Major put in a strange position
This is the title page of a Court of Inquiry of whether Sgt Denison and 15 men surrendered to the enemy without reason.
At the bottom of this page AWD000421n it isn't known whether Major Kennedy, who was near those 16 men during the battle, showed lack of judgement in not firing on them.
On this page AWD00041vh Major Kennedy says, "I did not open fire as I would have done had I known they were British and thus stopped them..."
It just seems that Major Kennedy is in a very strange position--- if he had known they were enemy, he would have withheld his fire and let them live, but if he had known they were British, he would have fired and deliberately killed 16 of his own countrymen.

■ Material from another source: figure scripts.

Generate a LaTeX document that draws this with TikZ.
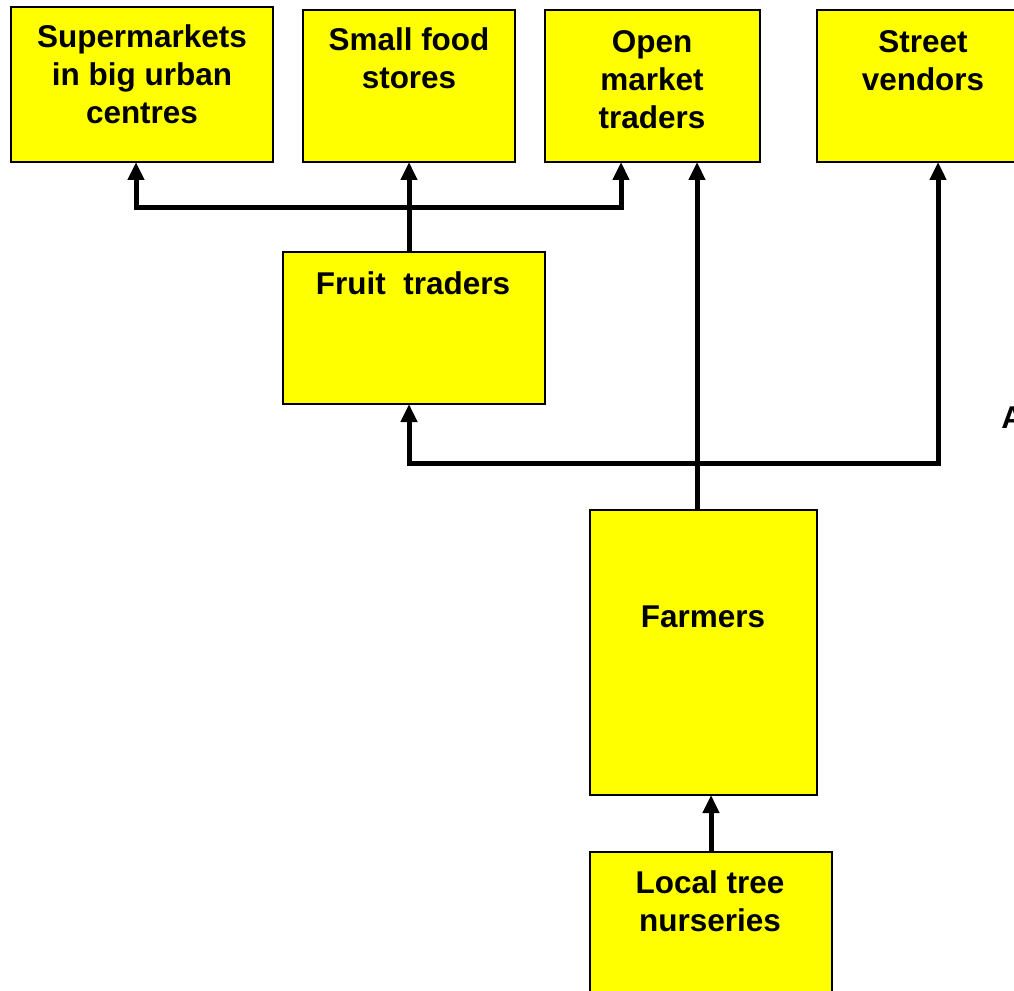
\documentclass[tikz,border=0pt]{standalone}
\usepackage{fontspec}
\setmainfont{Liberation Sans}
\usetikzlibrary{arrows.meta}
\definecolor{boxyellow}{RGB}{255,255,0}
\begin{document}
\begin{tikzpicture}[x=0.75pt,y=-0.75pt,
  box/.style={draw=black, line width=1.7pt, fill=boxyellow, inner sep=0pt, outer sep=0pt},
  lbl/.style={align=center, inner sep=0pt, font=\fontsize{23.6pt}{28.5pt}\selectfont\bfseries},
  link/.style={line width=3.75pt, line join=miter},
  tip/.style={-{Triangle[width=12pt,length=13.5pt]}},
  tips/.style={{Triangle[width=12pt,length=13.5pt]}-{Triangle[width=12pt,length=13.5pt]}}]
\clip (0,0) rectangle (1014,991);
% boxes
\node[box, minimum width=262*0.75pt, minimum height=155*0.75pt] (sm) at (142,84.5) {};
\node[box, minimum width=212*0.75pt, minimum height=152*0.75pt] (sf) at (409,86) {};
\node[box, minimum width=215*0.75pt, minimum height=152*0.75pt] (om) at (652.5,86) {};
\node[box, minimum width=215*0.75pt, minimum height=152*0.75pt] (sv) at (924.5,86) {};
\node[box, minimum width=262*0.75pt, minimum height=152*0.75pt] (ft) at (414,328) {};
\node[box, minimum width=227*0.75pt, minimum height=285*0.75pt] (fa) at (703.5,652.5) {};
\node[box, minimum width=242*0.75pt, minimum height=148*0.75pt] (ln) at (711,926) {};
% labels
\node[lbl] (smt) at (142,74) {Supermarkets\\in big urban\\centres};
\node[lbl] (sft) at (409,58.5) {Small food\\stores};
\node[lbl] (omt) at (652,80) {Open\\market\\traders};
\node[lbl] (svt) at (923,61) {Street\\vendors};
\node[lbl] (ftt) at (413,283) {Fruit\ \ traders};
\node[lbl] (fat) at (703,617) {Farmers};
\node[lbl] (lnt) at (710,901) {Local tree\\nurseries};
\node[lbl, anchor=base west] (a) at (1001,428) {A};
% junction points
\coordinate (b1) at (136,208);
\coordinate (b2) at (409,208);
\coordinate (b3) at (621,208);
\coordinate (c1) at (409,463);
\coordinate (c2) at (938,463);
\coordinate (fx) at (697,0);
\coordinate (lx) at (711,0);
% fruit traders to retailers
\draw[link, tips] (b1 |- sm.south) -- (b1) -- (b3) -- (b3 |- om.south);
\draw[link, tip] (b2 |- ft.north) -- (b2 |- sf.south);
% farmers to open market traders
\draw[link, tip] (fx |- fa.north) -- (fx |- om.south);
% farmers to fruit traders and street vendors
\draw[link, tips] (c1 |- ft.south) -- (c1) -- (c2) -- (c2 |- sv.south);
% nurseries to farmers
\draw[link, tip] (lx |- ln.north) -- (lx |- fa.south);
\end{tikzpicture}
\end{document}
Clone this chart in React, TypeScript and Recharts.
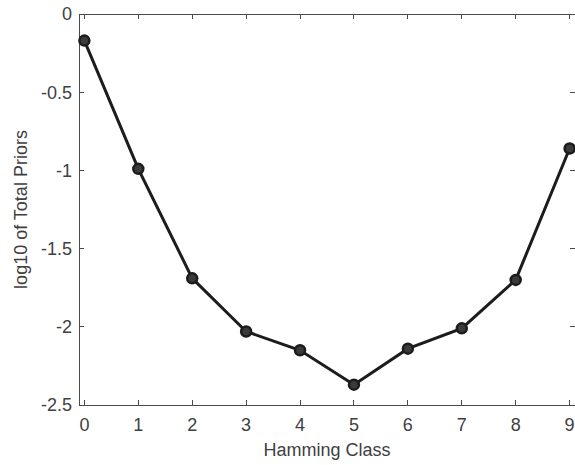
import { LineChart, Line, XAxis, YAxis, ReferenceLine } from "recharts";

const hammingClass = [0, 1, 2, 3, 4, 5, 6, 7, 8, 9];
const logPriors = [-0.17, -0.99, -1.69, -2.03, -2.15, -2.37, -2.14, -2.01, -1.7, -0.86];
const xTicks = [0, 1, 2, 3, 4, 5, 6, 7, 8, 9];
const yTicks = [-2.5, -2, -1.5, -1, -0.5, 0];

const data = hammingClass.map((h, i) => ({ h, v: logPriors[i] }));

const axisColor = "#4a4a4a";
const textColor = "#404040";
const font = "'Liberation Sans', Arial, sans-serif";

const W = 575;
const H = 465;
const M = { top: 14, right: 0, bottom: 0, left: 0 };
const X_AXIS_H = 60;
const Y_AXIS_W = 79;
const PLOT_H = H - M.top - X_AXIS_H;
const PLOT_W = W - Y_AXIS_W;
const TICK = 5;

// MATLAB-style inward ticks, repeated on the opposite side of the box
function BottomTick(props: any) {
  const { x, y, payload } = props;
  return (
    <g shapeRendering="crispEdges">
      <line x1={x} x2={x} y1={y} y2={y - TICK} stroke={axisColor} />
      <line x1={x} x2={x} y1={y - PLOT_H} y2={y - PLOT_H + TICK} stroke={axisColor} />
      <text x={x} y={y + 26} textAnchor="middle" fill={textColor} fontSize={18}>
        {payload.value}
      </text>
    </g>
  );
}

function LeftTick(props: any) {
  const { x, y, payload } = props;
  return (
    <g shapeRendering="crispEdges">
      <line x1={x} x2={x + TICK} y1={y} y2={y} stroke={axisColor} />
      <line x1={x + PLOT_W - TICK} x2={x + PLOT_W} y1={y} y2={y} stroke={axisColor} />
      <text x={x - 7} y={y} dy="0.36em" textAnchor="end" fill={textColor} fontSize={18}>
        {payload.value}
      </text>
    </g>
  );
}

export default function App() {
  return (
    <div style={{ position: "absolute", left: 0, top: 0, background: "#fff" }}>
      <LineChart width={W} height={H} data={data} margin={M} style={{ fontFamily: font }}>
        <XAxis
          dataKey="h"
          type="number"
          domain={[-0.1, 9.1]}
          ticks={xTicks}
          tickSize={0}
          tickMargin={0}
          tickLine={false}
          height={X_AXIS_H}
          axisLine={{ stroke: axisColor, shapeRendering: "crispEdges" }}
          tick={<BottomTick />}
          label={{ value: "Hamming Class", position: "insideBottom", offset: 9, fill: textColor, fontSize: 18 }}
        />
        <YAxis
          type="number"
          domain={[-2.5, 0]}
          ticks={yTicks}
          tickSize={0}
          tickMargin={0}
          tickLine={false}
          width={Y_AXIS_W}
          axisLine={{ stroke: axisColor, shapeRendering: "crispEdges" }}
          tick={<LeftTick />}
          label={{ value: "log10 of Total Priors", angle: -90, position: "insideLeft", offset: 21, fill: textColor, fontSize: 18, style: { textAnchor: "middle" } }}
        />
        <ReferenceLine y={0} stroke={axisColor} shapeRendering="crispEdges" />
        <Line
          dataKey="v"
          stroke="#1c1c1c"
          strokeWidth={3}
          dot={{ r: 5, stroke: "#1c1c1c", strokeWidth: 2.5, fill: "#3a3a3a" }}
          isAnimationActive={false}
        />
      </LineChart>
    </div>
  );
}
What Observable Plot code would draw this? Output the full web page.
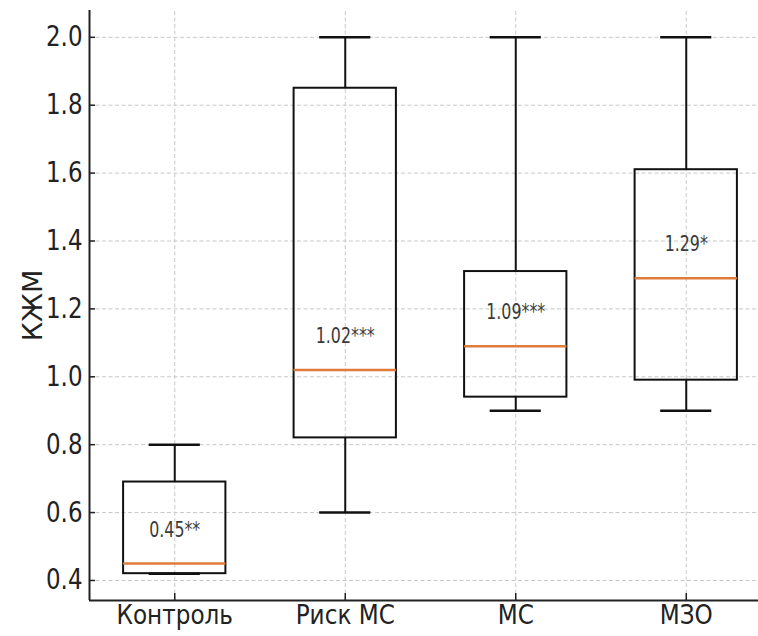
<!DOCTYPE html>
<html>
<head>
<meta charset="utf-8">
<script src="https://cdn.jsdelivr.net/npm/d3@7"></script>
<script src="https://cdn.jsdelivr.net/npm/@observablehq/plot@0.6"></script>
<style>
  html, body { margin: 0; padding: 0; background: #fff; }
  #chart svg { display: block; }
</style>
</head>
<body>
<div id="chart"></div>
<script>
const categories = ["Контроль", "Риск МС", "МС", "МЗО"];
const positions = [1, 2, 3, 4];
const whiskerLow = [0.42, 0.60, 0.90, 0.90];
const q1 = [0.42, 0.82, 0.94, 0.99];
const median = [0.45, 1.02, 1.09, 1.29];
const q3 = [0.69, 1.85, 1.31, 1.61];
const whiskerHigh = [0.80, 2.00, 2.00, 2.00];
const annotations = ["0.45**", "1.02***", "1.09***", "1.29*"];
const yTicks = [0.4, 0.6, 0.8, 1.0, 1.2, 1.4, 1.6, 1.8, 2.0];
const yLabel = "КЖМ";

const xDomain = [0.5, 4.5];
const yDomain = [0.341, 2.079];
const boxHalf = 0.3, capHalf = 0.15;
const fmt = d3.format(".1f");

const rows = categories.map((c, i) => ({
  cat: c, pos: positions[i], lo: whiskerLow[i], q1: q1[i], med: median[i],
  q3: q3[i], hi: whiskerHigh[i], label: annotations[i]
}));

const gridStyle = {stroke: "#c8c8c8", strokeWidth: 1, strokeDasharray: "4,2.5"};
const font = "'DejaVu Sans', sans-serif";

const chart = Plot.plot({
  width: 758,
  height: 636,
  marginLeft: 89,
  marginRight: 0,
  marginTop: 10,
  marginBottom: 36,
  style: {fontFamily: font, background: "#fff", overflow: "hidden"},
  x: {type: "linear", domain: xDomain, range: [89, 771], axis: null},
  y: {domain: yDomain, range: [600, 10], axis: null},
  marks: [
    Plot.ruleY(yTicks, {x1: xDomain[0], x2: xDomain[1], ...gridStyle}),
    Plot.ruleX(positions, {y1: yDomain[0], y2: yDomain[1], ...gridStyle}),
    Plot.ruleX(rows, {x: "pos", y1: "q3", y2: "hi", stroke: "#111", strokeWidth: 2}),
    Plot.ruleX(rows, {x: "pos", y1: "lo", y2: "q1", stroke: "#111", strokeWidth: 2}),
    Plot.ruleY(rows, {y: "hi", x1: d => d.pos - capHalf, x2: d => d.pos + capHalf, stroke: "#111", strokeWidth: 2.5}),
    Plot.ruleY(rows, {y: "lo", x1: d => d.pos - capHalf, x2: d => d.pos + capHalf, stroke: "#111", strokeWidth: 2.5}),
    Plot.rect(rows, {x1: d => d.pos - boxHalf, x2: d => d.pos + boxHalf, y1: "q1", y2: "q3", fill: "none", stroke: "#111", strokeWidth: 2}),
    Plot.ruleY(rows, {y: "med", x1: d => d.pos - boxHalf, x2: d => d.pos + boxHalf, stroke: "#e07b3c", strokeWidth: 2.5}),
    Plot.text(rows, {x: "pos", y: d => d.med + 0.1, text: "label", fontSize: 22, fill: "#3a3a3a"}),
    Plot.ruleX([xDomain[0]], {y1: yDomain[0], y2: yDomain[1], stroke: "#222", strokeWidth: 2}),
    Plot.ruleY([yDomain[0]], {x1: xDomain[0], x2: xDomain[1], stroke: "#222", strokeWidth: 2}),
    Plot.ruleY(yTicks, {x1: xDomain[0], x2: xDomain[0] + 6 / 170.5, stroke: "#222", strokeWidth: 1.5}),
    Plot.ruleX(positions, {y1: yDomain[0], y2: yDomain[0] + 7 / 338.75, stroke: "#222", strokeWidth: 1.5}),
    // tick labels
    Plot.text(yTicks, {x: xDomain[0], y: d => d, text: d => fmt(d), textAnchor: "end", dx: -7, fontSize: 28, fill: "#222"}),
    Plot.text(positions, {x: d => d, y: yDomain[0], text: d => categories[d - 1], lineAnchor: "top", dy: 5, fontSize: 26, fill: "#222"}),
    Plot.text([yLabel], {frameAnchor: "left", textAnchor: "middle", dx: -56, rotate: -90, fontSize: 27, fill: "#222"})
  ]
});

// horizontally condense text labels around their anchor points (matched by content)
const squeeze = new Map([
  ...annotations.map(t => [t, 0.72]),
  ...yTicks.map(t => [fmt(t), 0.82]),
  ...categories.map(t => [t, 0.89])
]);
d3.select(chart).selectAll("text").each(function () {
  const s = squeeze.get(this.textContent.trim());
  if (!s) return;
  const t = d3.select(this);
  const tr = t.attr("transform");
  if (tr && tr.includes("translate")) {
    t.attr("transform", `${tr} scale(${s},1)`);
  } else {
    const x = +(t.attr("x") || 0), y = +(t.attr("y") || 0);
    t.attr("transform", `translate(${x},${y}) scale(${s},1) translate(${-x},${-y})`);
  }
});
document.getElementById("chart").appendChild(chart);
</script>
</body>
</html>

You probably noticed the location Rossignol Wood, which is near Hebuterne, France. This happened on 27/2/17. 'Graben' is German for 'trench.'
This AWD00041xv is an order released at the end of the Court of Inquiry saying that anyone seen going over to the enemy should be shot at once.
by cyngast moderator
I think that what Major Kennedy meant was that if the men he saw with hands up and no weapons were enemy soldiers, it would be advantageous to capture them if possible so they can be interrogated. On the other hand, British soldiers surrendering to the enemy without cause, meaning that the circumstances at the time did not warrant a surrender (they weren't surrounded, etc.), were considered deserters. Deserters who are caught are court-martialed and generally shot, so men seen deserting to the enemy on the battlefield would also be shot, in part to prevent their giving away any information they had about British plans.
It seems to me that this is not the whole story. I wonder what really happened, why those men might have surrendered, and what happened to them afterwards.